Where SkyDibia works — and why coverage is not a fixed circle.
SkyDibia is node-based. Service quality depends on distance, obstacles, and how many users are active at that time. We design nodes for managed performance — not exaggerated radius claims.
What “coverage zone” means
Each node serves a local area around its installation point (example: PH-01). Your device must be within that zone to connect and stay stable.
What affects signal and stability
- Distance: farther from the node = weaker signal.
- Obstacles: walls, metal roofs, trees, and dense buildings reduce signal.
- Interference: crowded wireless environments reduce quality.
- User density: performance is protected by capacity controls, but heavy peak use can still affect experience.
How to know if you are within coverage
- Check the Locations page for active nodes.
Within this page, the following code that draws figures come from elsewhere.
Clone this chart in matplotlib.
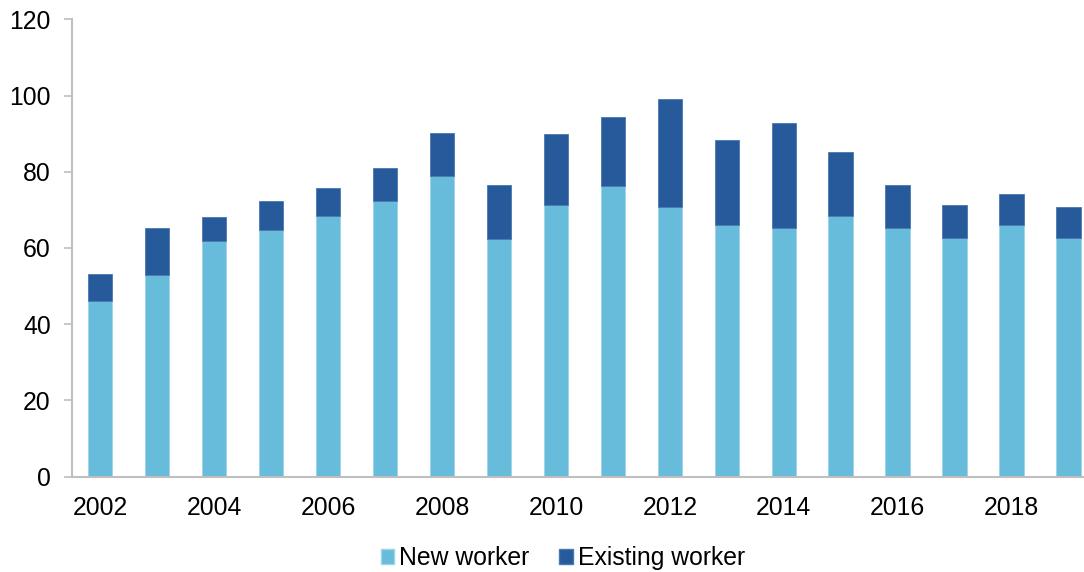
import numpy as np
import matplotlib.pyplot as plt
from matplotlib.patches import Patch

years = list(range(2002, 2020))
new_worker = [46.0, 52.8, 61.8, 64.7, 68.5, 72.3, 78.8, 62.4, 71.4, 76.3,
              70.7, 66.0, 65.2, 68.4, 65.2, 62.5, 66.0, 62.5]
total = [53.1, 65.3, 68.1, 72.3, 75.7, 80.9, 90.1, 76.4, 89.8, 94.3,
         99.2, 88.2, 92.7, 85.3, 76.4, 71.2, 74.2, 70.7]
existing_worker = [t - n for t, n in zip(total, new_worker)]

light = "#67bbdb"
dark = "#275a9a"
axis_grey = "#bfbfbf"
fs = 17.8

plt.rcParams["font.family"] = ["Liberation Sans", "DejaVu Sans"]

fig = plt.figure(figsize=(10.84, 5.72), dpi=100)
ax = fig.add_axes([0.0661, 0.1666, 0.9339, 0.7997])

x = np.arange(len(years))
w = 0.43
ax.bar(x, new_worker, w, color=light, edgecolor="#9fd3e8", linewidth=0.6)
ax.bar(x, existing_worker, w, bottom=new_worker, color=dark,
       edgecolor="#4a78b0", linewidth=0.6)

ax.set_xlim(-0.5, 17.27)
ax.set_ylim(0, 120)
ax.set_yticks(range(0, 121, 20))
ax.set_xticks(x[::2])
ax.set_xticklabels([str(y) for y in years[::2]])

for s in ["top", "right"]:
    ax.spines[s].set_visible(False)
for s in ["left", "bottom"]:
    ax.spines[s].set_color(axis_grey)
    ax.spines[s].set_linewidth(1.5)

ax.tick_params(axis="y", length=6, width=1.2, color=axis_grey, pad=9,
               labelsize=fs, labelcolor="black")
ax.tick_params(axis="x", length=0, pad=14, labelsize=fs, labelcolor="black")

handles = [Patch(facecolor=light, edgecolor="#9fd3e8", label="New worker"),
           Patch(facecolor=dark, edgecolor="#4a78b0", label="Existing worker")]
fig.legend(handles=handles, loc="center", bbox_to_anchor=(0.519, 0.0245),
           ncol=2, frameon=False, fontsize=fs, handlelength=0.55,
           handleheight=0.55, handletextpad=0.2, columnspacing=1.2)

fig.savefig("out.png", dpi=100)
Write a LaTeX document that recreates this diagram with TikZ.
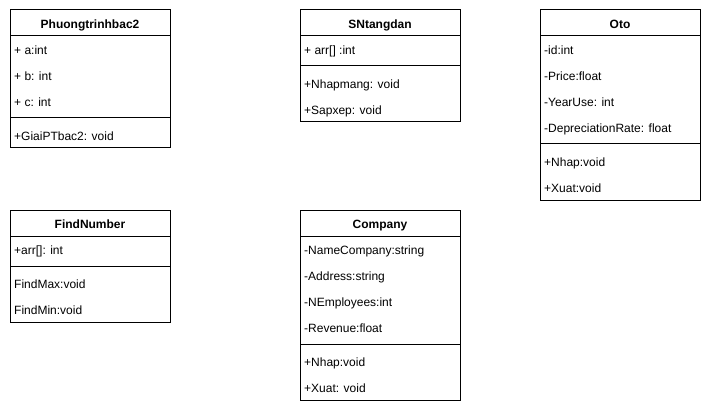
\documentclass[tikz,border=0pt]{standalone}
\usepackage{fontspec}
\setmainfont{Liberation Sans}
\begin{document}
\begin{tikzpicture}[x=1pt,y=-1pt,
  classbox/.style={draw=black,line width=1pt,fill=white,anchor=north west,minimum width=160pt,inner sep=0pt,outer sep=0pt},
  classtitle/.style={anchor=base,inner sep=0pt,font=\fontsize{12}{14}\selectfont\bfseries},
  member/.style={anchor=base west,inner sep=0pt,font=\fontsize{12}{14}\selectfont},
  sepline/.style={draw=black,line width=1pt}]
\useasboundingbox[fill=white] (0,0) rectangle (711,414);

% Phuongtrinhbac2
\node[classbox,minimum height=138pt] (P) at (10,10) {};
\node[classtitle] (Pt) at (90,28.5) {Phuongtrinhbac2};
\draw[sepline] (10,36) -- (170,36);
\node[member] (Pa) at (14,54.5) {+ a:int};
\node[member] (Pb) at (14,80.5) {+ b: int};
\node[member] (Pc) at (14,106.5) {+ c: int};
\draw[sepline] (10,118) -- (170,118);
\node[member] (Pm) at (14,140.5) {+GiaiPTbac2: void};

% SNtangdan
\node[classbox,minimum height=112pt] (S) at (300,10) {};
\node[classtitle] (St) at (380,28.5) {SNtangdan};
\draw[sepline] (300,36) -- (460,36);
\node[member] (Sa) at (304,54.5) {+ arr[] :int};
\draw[sepline] (300,66) -- (460,66);
\node[member] (Sm1) at (304,88.5) {+Nhapmang: void};
\node[member] (Sm2) at (304,114.5) {+Sapxep: void};

% Oto
\node[classbox,minimum height=190pt] (O) at (540,10) {};
\node[classtitle] (Ot) at (620,28.5) {Oto};
\draw[sepline] (540,36) -- (700,36);
\node[member] (Oa1) at (544,54.5) {-id:int};
\node[member] (Oa2) at (544,80.5) {-Price:float};
\node[member] (Oa3) at (544,106.5) {-YearUse: int};
\node[member] (Oa4) at (544,132.5) {-DepreciationRate: float};
\draw[sepline] (540,144) -- (700,144);
\node[member] (Om1) at (544,166.5) {+Nhap:void};
\node[member] (Om2) at (544,192.5) {+Xuat:void};

% FindNumber
\node[classbox,minimum height=112pt] (F) at (10,210) {};
\node[classtitle] (Ft) at (90,228.5) {FindNumber};
\draw[sepline] (10,236) -- (170,236);
\node[member] (Fa) at (14,254.5) {+arr[]: int};
\draw[sepline] (10,266) -- (170,266);
\node[member] (Fm1) at (14,288.5) {FindMax:void};
\node[member] (Fm2) at (14,314.5) {FindMin:void};

% Company
\node[classbox,minimum height=190pt] (C) at (300,210) {};
\node[classtitle] (Ct) at (380,228.5) {Company};
\draw[sepline] (300,236) -- (460,236);
\node[member] (Ca1) at (304,254.5) {-NameCompany:string};
\node[member] (Ca2) at (304,280.5) {-Address:string};
\node[member] (Ca3) at (304,306.5) {-NEmployees:int};
\node[member] (Ca4) at (304,332.5) {-Revenue:float};
\draw[sepline] (300,344) -- (460,344);
\node[member] (Cm1) at (304,366.5) {+Nhap:void};
\node[member] (Cm2) at (304,392.5) {+Xuat: void};
\end{tikzpicture}
\end{document}
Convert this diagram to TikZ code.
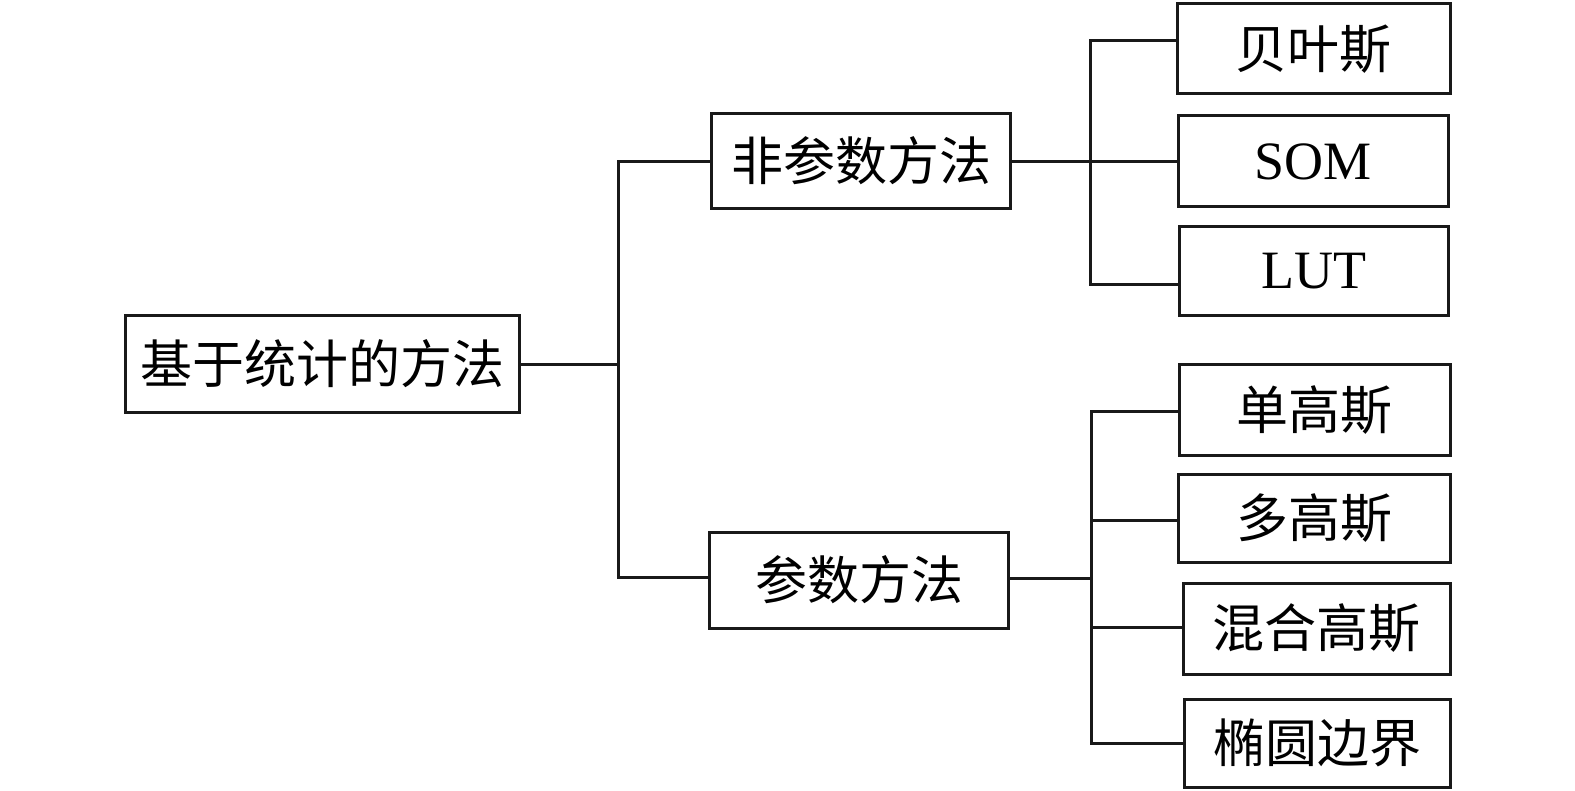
\documentclass[tikz,border=0pt]{standalone}
\usepackage{fontspec}
\setmainfont{Liberation Serif}
\newfontfamily\cjk{Noto Sans CJK SC}
\begin{document}
\begin{tikzpicture}[x=1pt,y=-1pt,
  box/.style={draw=black!90, line width=3pt, inner sep=0pt, align=center,
    font=\cjk\fontsize{52}{52}\selectfont},
  latin/.style={font=\fontsize{54}{54}\selectfont},
  conn/.style={draw=black!90, line width=3pt}]
\useasboundingbox (0,0) rectangle (1575,791);
\fill[white] (0,0) rectangle (1575,791);
% root and middle nodes
\node[box, minimum width=394pt, minimum height=97pt] (root) at (322,364) {基于统计的方法};
\node[box, minimum width=299pt, minimum height=95pt] (np) at (861,161) {非参数方法};
\node[box, minimum width=299pt, minimum height=96pt] (pm) at (859,580) {参数方法};
% leaves
\node[box, minimum width=273pt, minimum height=90pt] (bay) at (1313.5,49) {贝叶斯};
\node[box, latin, minimum width=270pt, minimum height=91pt] (som) at (1313,161.5) {SOM};
\node[box, latin, minimum width=269pt, minimum height=89pt] (lut) at (1313.5,271.5) {LUT};
\node[box, minimum width=271pt, minimum height=91pt] (dan) at (1314.5,410.5) {单高斯};
\node[box, minimum width=272pt, minimum height=87pt] (duo) at (1314,518.5) {多高斯};
\node[box, minimum width=267pt, minimum height=91pt] (hun) at (1316.5,628.5) {混合高斯};
\node[box, minimum width=266pt, minimum height=88pt] (tuo) at (1317,743) {椭圆边界};
% junction coordinates
\coordinate (r1) at (618,365);
\coordinate (r2) at (618,161.5);
\coordinate (r3) at (618,577.5);
\coordinate (a0) at (1090,161.5);
\coordinate (a1) at (1090,41);
\coordinate (a3) at (1090,285);
\coordinate (b0) at (1091,578);
\coordinate (b1) at (1091,412);
\coordinate (b2) at (1091,520);
\coordinate (b3) at (1091,627);
\coordinate (b4) at (1091,743);
% root connectors
\draw[conn] (root.east |- r1) -- (r1);
\draw[conn] (pm.west |- r3) -- (r3) -- (r2) -- (np.west |- r2);
% non-parametric branch
\draw[conn] (np.east |- a0) -- (som.west |- a0);
\draw[conn] (bay.west |- a1) -- (a1) -- (a3) -- (lut.west |- a3);
% parametric branch
\draw[conn] (pm.east |- b0) -- (b0);
\draw[conn] (dan.west |- b1) -- (b1) -- (b4) -- (tuo.west |- b4);
\draw[conn] (b2) -- (duo.west |- b2);
\draw[conn] (b3) -- (hun.west |- b3);
\end{tikzpicture}
\end{document}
- If you scanned a QR code on-site, the node is pre-selected for you.
- Stand outside / near windows when testing first connection (especially in dense areas).
- If you move away and signal drops, reconnect when you return into the zone.
Why we don’t promise “unlimited range”
Fixed-radius promises create false expectations and disputes. Infrastructure-grade delivery means we publish what we can operationally support, and we keep performance stable through disciplined capacity protection.
What happens when you move away
If you walk beyond the node’s effective zone, your device will disconnect. That is normal behavior for Wi‑Fi-based access. SkyDibia is designed for community zones, not city-wide roaming from one node.